There you have it. In what will surely be one of many candidates for Scariest Ruling of the Year, a judge will not allow a son to visit his mother if she smokes, despite the fact that the boy is perfectly healthy.
And it gets worse. The poor mother smokes only in the bathroom when her son visits. So unless you confuse secondhand smoke with nuclear fallout, the boy is obviously not adversely affected by any secondhand smoke. What, then, is this case really about? It is about using secondhand smoke as a weapon in a custody dispute. And it is about the consequences of the secondhand-smoke hysteria – a judge actually believes that secondhand smoke’s risk to a person’s health is so great that a child can be removed from a smoking parent’s home.
That a parent – in this case, the father – can use secondhand smoke as a means of depriving the other parent of custody rights should frighten even anti-smoking zealots. But, of course, it won’t frighten them. Anti-smoking zealots see no greater moral good than stopping people from smoking. Hence they will celebrate, not fear, this unprecedented governmental intrusion into family life and subversion of parental authority.
On the other hand, those Americans not prone to hysteria about secondhand smoke should be quaking because of this imperious ruling.
By this judge’s logic, courts may now judge as unfit any parent (not just one involved in a custody issue) simply on the basis of the health patterns he or she lives by. This may well mean, for example, that now that the government has declared obesity an even bigger killer than smoking, courts may assume the role of parens patriae if a parent serves desserts to an overweight child. If you think that is an absurd scenario, think again. There is no frontier that the combination of health hysteria, trial lawyers litigating for massive amounts of money and activist judges will not cross.

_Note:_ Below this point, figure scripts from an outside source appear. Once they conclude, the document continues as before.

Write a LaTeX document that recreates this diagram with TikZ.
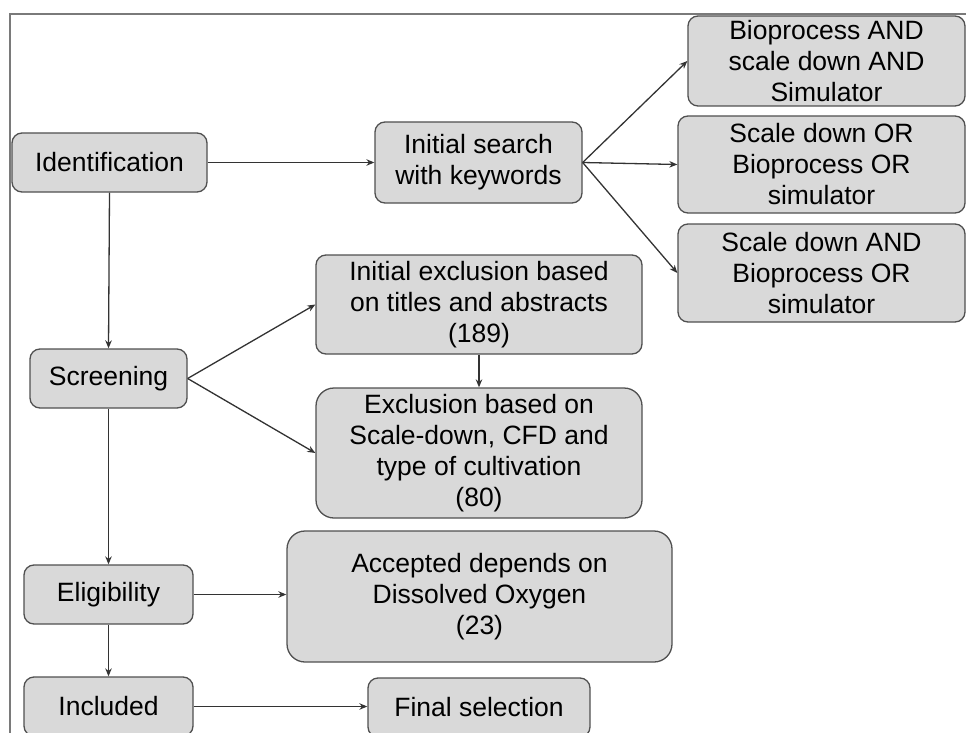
\documentclass[tikz,border=0pt]{standalone}
\usepackage{fontspec}
\setmainfont{Liberation Sans}
\usetikzlibrary{arrows.meta}
\definecolor{boxfill}{HTML}{D9D9D9}
\definecolor{boxline}{HTML}{505050}
\definecolor{arrowc}{HTML}{333333}
\definecolor{framec}{HTML}{7A7A7A}
\begin{document}
\begin{tikzpicture}[x=1pt,y=-1pt,
  box/.style={draw=boxline, fill=boxfill, line width=1.3pt, rounded corners=10pt,
    align=center, font=\fontsize{26.5}{31}\selectfont, inner sep=0pt},
  bigbox/.style={box, rounded corners=18pt},
  arr/.style={draw=arrowc, line width=1.3pt, -{Stealth[length=8pt,width=6.5pt]}}]
\useasboundingbox (0,0) rectangle (966,733);
\clip (0,0) rectangle (966,733);
\draw[framec, line width=1.6pt] (10,733) -- (10,14) -- (970,14);

\node[box, minimum width=195pt, minimum height=59pt] (ident) at (109.5,162.5) {Identification};
\node[box, minimum width=207pt, minimum height=81pt] (search) at (478.5,162.5) {Initial search\\with keywords};
\node[box, minimum width=277pt, minimum height=90pt] (b1) at (826.5,61) {Bioprocess AND\\scale down AND\\Simulator};
\node[box, minimum width=287pt, minimum height=97pt] (b2) at (821.5,164.5) {Scale down OR\\Bioprocess OR\\simulator};
\node[box, minimum width=287pt, minimum height=98pt] (b3) at (821.5,273) {Scale down AND\\Bioprocess OR\\simulator};
\node[box, minimum width=157pt, minimum height=59pt] (screen) at (108.5,378.5) {Screening};
\node[box, minimum width=326pt, minimum height=99pt] (iex) at (479,304.5) {Initial exclusion based\\on titles and abstracts\\(189)};
\node[bigbox, minimum width=326pt, minimum height=130pt] (ex) at (479,453) {Exclusion based on\\Scale-down, CFD and\\type of cultivation\\(80)};
\node[box, minimum width=169pt, minimum height=59pt] (elig) at (108.5,594.5) {Eligibility};
\node[bigbox, minimum width=385pt, minimum height=131pt] (acc) at (479.5,596.5) {Accepted depends on\\Dissolved Oxygen\\(23)};
\node[box, minimum width=169pt, minimum height=59pt] (incl) at (108.5,706.5) {Included};
\node[box, minimum width=222pt, minimum height=59pt] (final) at (479,707.5) {Final selection};

\draw[arr] (ident.east) -- (search.west);
\draw[arr] (search.east) -- (b1.west);
\draw[arr] (search.east) -- (b2.west);
\draw[arr] (search.east) -- (b3.west);
\draw[arr] (ident.south) -- (screen.north);
\draw[arr] (screen.east) -- (iex.west);
\draw[arr] (screen.east) -- (ex.west);
\draw[arr] (iex.south) -- (ex.north);
\draw[arr] (screen.south) -- (elig.north);
\draw[arr] (elig.east) -- (elig.east -| acc.west);
\draw[arr] (elig.south) -- (incl.north);
\draw[arr] (incl.east) -- (incl.east -| final.west);
\end{tikzpicture}
\end{document}
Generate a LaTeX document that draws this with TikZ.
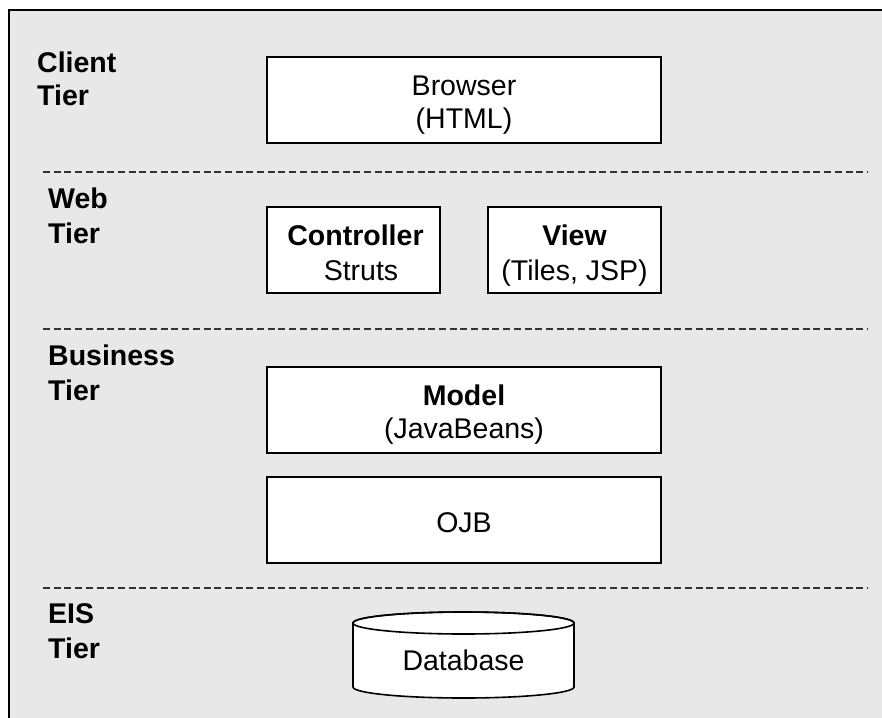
\documentclass[tikz,border=0pt]{standalone}
\usepackage{fontspec}
\setmainfont{Liberation Sans}
\begin{document}
\begin{tikzpicture}[x=1pt,y=-1pt,
  txt/.style={font=\fontsize{28.5}{33}\selectfont, inner sep=0pt, anchor=base},
  btxt/.style={txt, font=\fontsize{28.5}{33}\selectfont\bfseries},
  tier/.style={btxt, anchor=base west},
  tierbox/.style={draw=black, line width=1.6pt, fill=white, inner sep=0pt},
  sep/.style={draw=black!80, line width=1.5pt, dash pattern=on 7pt off 3.7pt}]
\useasboundingbox (0,0) rectangle (882,717);
\fill[black!9] (9,10) rectangle (895,730);
\draw[line width=1.8pt] (9,730) -- (9,10) -- (895,10);

% separators
\coordinate (s1a) at (43,172); \coordinate (s1b) at (868,172);
\coordinate (s2a) at (43,329); \coordinate (s2b) at (868,329);
\coordinate (s3a) at (43,588); \coordinate (s3b) at (868,588);
\draw[sep] (s1a) -- (s1b);
\draw[sep] (s2a) -- (s2b);
\draw[sep] (s3a) -- (s3b);

% tier labels
\node[tier] (client1) at (37,72) {Client};
\node[tier] (client2) at (37,105) {Tier};
\node[tier] (web1) at (48,208) {Web};
\node[tier] (web2) at (48,243) {Tier};
\node[tier] (bus1) at (48,365) {Business};
\node[tier] (bus2) at (48,400) {Tier};
\node[tier] (eis1) at (48,623) {EIS};
\node[tier] (eis2) at (48,658) {Tier};

% boxes
\node[tierbox, minimum width=394pt, minimum height=86pt] (browser) at (464,100) {};
\node[tierbox, minimum width=173pt, minimum height=86pt] (controller) at (353.5,250) {};
\node[tierbox, minimum width=173pt, minimum height=86pt] (view) at (574.5,250) {};
\node[tierbox, minimum width=394pt, minimum height=86pt] (model) at (464,410) {};
\node[tierbox, minimum width=394pt, minimum height=86pt] (ojb) at (464,520) {};

\node[txt] (browsert1) at (464,95) {Browser};
\node[txt] (browsert2) at (464,128) {(HTML)};
\node[btxt] (controllert1) at (355.5,245) {Controller};
\node[txt] (controllert2) at (361,280) {Struts};
\node[btxt] (viewt1) at (574.5,245) {View};
\node[txt] (viewt2) at (574.5,280) {(Tiles, JSP)};
\node[btxt] (modelt1) at (464,405) {Model};
\node[txt] (modelt2) at (464,438) {(JavaBeans)};
\node[txt] (ojbt) at (464,532) {OJB};

% database cylinder
\filldraw[fill=white, draw=black, line width=1.6pt]
  (353,623) -- (353,687) arc[start angle=180, end angle=0, x radius=110.5, y radius=11]
  -- (574,623) arc[start angle=0, end angle=-180, x radius=110.5, y radius=11] -- cycle;
\draw[line width=1.6pt] (463.5,623) ellipse [x radius=110.5, y radius=11];
\node[txt] (db) at (463.5,670) {Database};
\end{tikzpicture}
\end{document}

It’s a good thing the men who saved Western civilization – Winston Churchill and Franklin D. Roosevelt – lived before the current anti-smoking hysteria. The former constantly smoked cigars, and the latter chain-smoked cigarettes. They would have fared rather poorly in Justice Julian’s courtroom. On the other hand, the man who almost destroyed the West might have fared rather well. Adolph Hitler never touched tobacco and led the Nazi campaign against smoking – the most forceful ever waged. Until America’s today.
Whatever you think about smoking, weep for the mother who cannot smoke in her own bathroom, lest her son be forbidden from staying with her. In fact, weep for America.